Spontaneous Self‐Assembly of Perovskite Nanocrystals into Electronically Coupled Supercrystals: Toward Filling the Green Gap

• Published in: Advanced materials (Weinheim) Vol. 30; no. 29; pp. e1801117 - n/a
• Main Authors: Tong, Yu, Yao, En‐Ping, Manzi, Aurora, Bladt, Eva, Wang, Kun, Döblinger, Markus, Bals, Sara, Müller‐Buschbaum, Peter, Urban, Alexander S., Polavarapu, Lakshminarayana, Feldmann, Jochen
• Format: Journal Article
• Language: English
• Published: Germany Wiley Subscription Services, Inc 19.07.2018
• Subjects: Assembly; Color; CsPbX3 perovskite; electronic coupling; Emission; Emitters; green LEDs; Ion exchange; Light emission; Nanocrystals; Nanotechnology devices; Optical properties; Optoelectronics; Perovskites; Photoluminescence; Red shift; Substrates; supercrystals; superlattices; green LEDs; electronic coupling; supercrystals; CsPbX3 perovskite; superlattices
• ISSN: 0935-9648; 1521-4095; 1521-4095
• DOI: 10.1002/adma.201801117

Self‐assembly of nanoscale building blocks into ordered nanoarchitectures has emerged as a simple and powerful approach for tailoring the nanoscale properties and the opportunities of using these properties for the development of novel optoelectronic nanodevices.
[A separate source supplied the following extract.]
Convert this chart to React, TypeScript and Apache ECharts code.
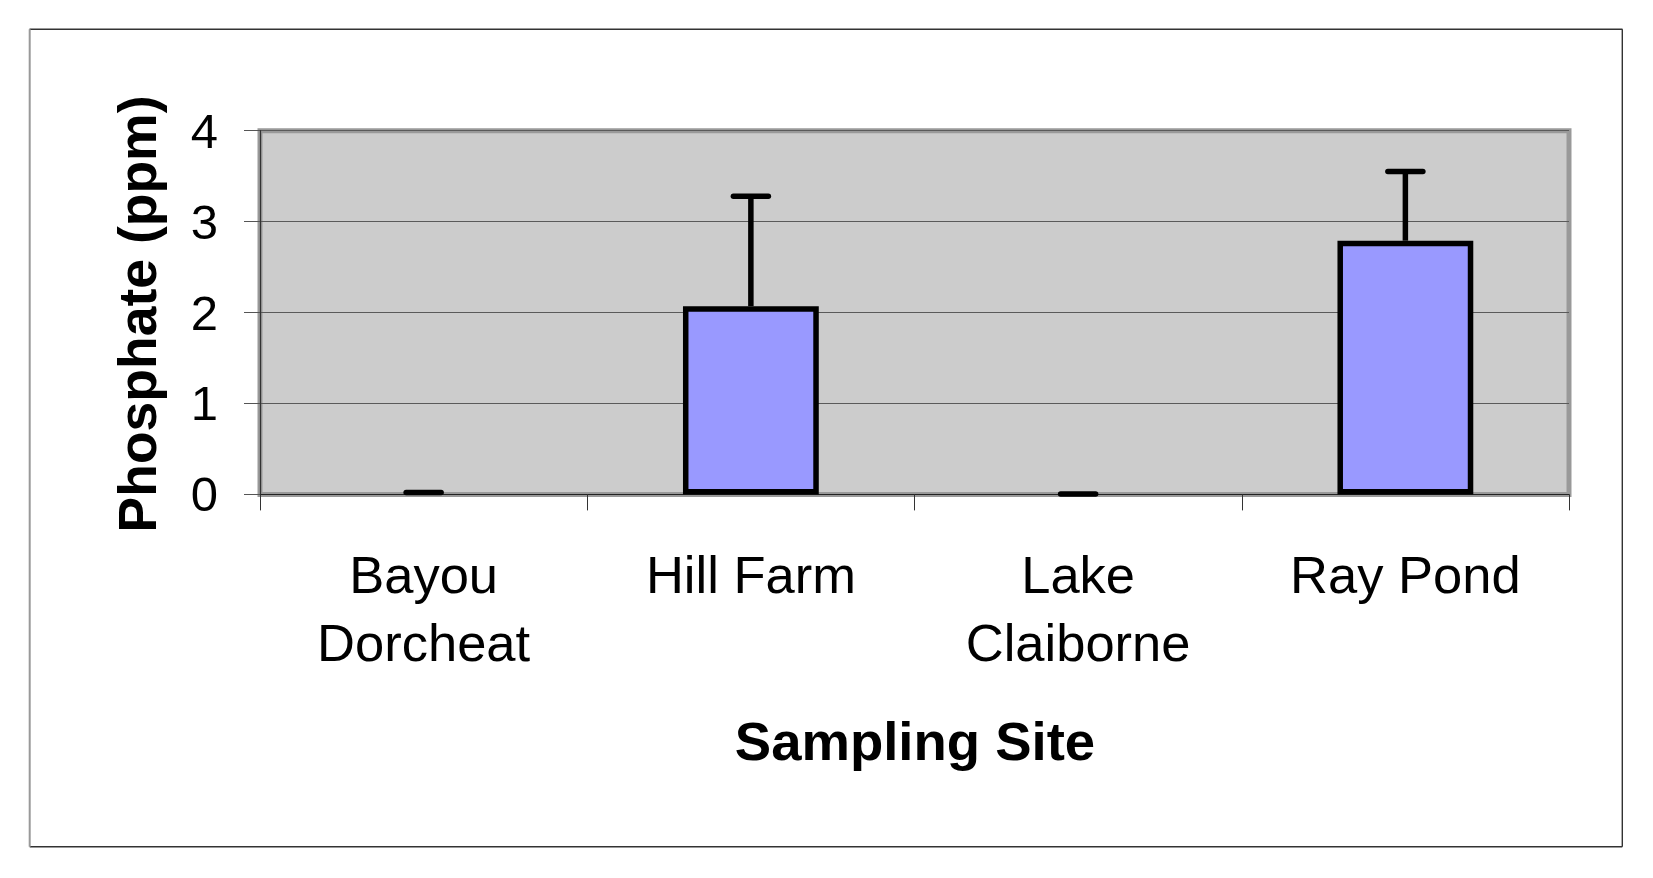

Here, the one‐pot synthesis of CsPbBr3 perovskite supercrystals (SCs) in a colloidal dispersion by ultrasonication is reported. The growth of the SCs occurs through the spontaneous self‐assembly of individual nanocrystals (NCs), which form in highly concentrated solutions of precursor powders. The SCs retain the high photoluminescence (PL) efficiency of their NC subunits, however also exhibit a redshifted emission wavelength compared to that of the individual nanocubes due to interparticle electronic coupling. This redshift makes the SCs pure green emitters with PL maxima at ≈530–535 nm, while the individual nanocubes emit a cyan‐green color (≈512 nm). The SCs can be used as an emissive layer in the fabrication of pure green light‐emitting devices on rigid or flexible substrates. Moreover, the PL emission color is tunable across the visible range by employing a well‐established halide ion exchange reaction on the obtained CsPbBr3 SCs. These results highlight the promise of perovskite SCs for light emitting applications, while providing insight into their collective optical properties. The synthesis and spontaneous self‐assembly of perovskite nanocrystals (NCs) into supercrystals (SCs) at high colloid concentration takes place in one‐pot, starting with precursor powders. The perovskite SCs exhibit redshifted photoluminescence (PL) toward bulk like optical properties while maintaining the high PL quantum yields of the NCs. Using the CsPbBr3 SCs, the fabrication of LEDs with pure green emission is demonstrated.